Franchise tag gets heavy use

The Vikings didn't shock anyone and use a franchise tag, but nearly half the teams used the franchise tag to hold onto some of their top players. That doesn't help the overall quality of free agency.

The deadline for franchising players came and went Thursday and a record 14 players were given the franchise designation.

Just about all positions were covered. Matt Cassel was the only QB tagged and no wonder – it will cost $14.65 million. Two running backs – Brandon Jacobs of the Giants and Darren Sproles of the Chargers – were tagged at $6.62 million. Bucs wide receiver Antonio Bryant ($9.98 million), tight end Bo Scaife of the Titans ($4.46 million) and offensive tackle Max Starks ($8.451 million) of the Steelers round out the offensive players hit with the franchise designation.

On the defensive side, Julius Peppers of the Panthers was hit with a tag number of $8.99 million, but that won't apply since he made $13.9 million last year. The linebackers – Terrell Suggs of the Ravens, Karlos Dansby of the Cardinals and Leroy Hill of Seattle – got tagged at a level of $8.3 million, Houston CB Dunta Robinson was slapped with a $9.96 million tag number and St. Louis safety Oshiomogho Atogwe got franchised at $6.34 million.

Even the special teamers weren't immune from the franchise designation. Cincinnati kicker Shayne Graham and Atlanta punter Michael Koenen were franchised at a level of $2.48 million.

Once viewed as a last resort, the franchise tag is now seen as a bargaining chip that teams can use to force trades on star players they would have lost to free agency. Considering that almost half the teams in the league used the franchise tag this year, it seems clear that the tag is no longer a tool of last resort, but a fixture on the NFL landscape.

FRIDAY NOTES

  • Perhaps one of the reasons so many teams used the tag is fear that the collective bargaining agreement will be allowed to expire. If that happens after this season, in 2010 a player would have to have six years of service in the league to be an unrestricted, not the four years under the current agreement.
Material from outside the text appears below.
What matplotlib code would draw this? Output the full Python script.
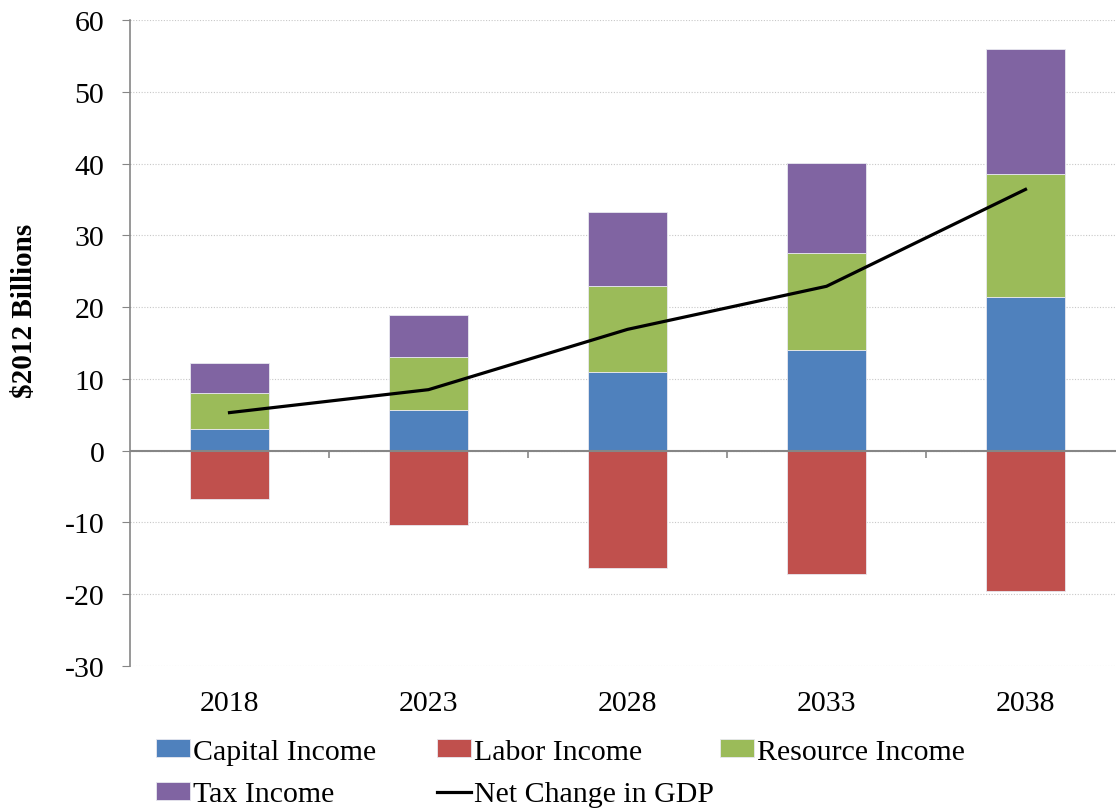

  • A pair of big signings allowed the Raiders not to use their franchise tag and the Panthers to make sure both of their star free agents didn't get away. Oakland signed CB Nnamdi Asomugha to a three-year, $45 million deal, while Carolina locked down OT Jordan Gross to a six-year, $60 million contract.

  • As expected, the Vikings didn't use their franchise tag. The team hasn't tagged a player since Jim Kleinsasser in 2003.

  • The franchise tag represents the average of the top five salaries at each position. The only Viking who figured into the 2009 franchise figures was Bernard Berrian, whose $9.44 million cap number was third among wide receivers, and Madieu Williams, whose $5.27 cap number was fourth among safeties.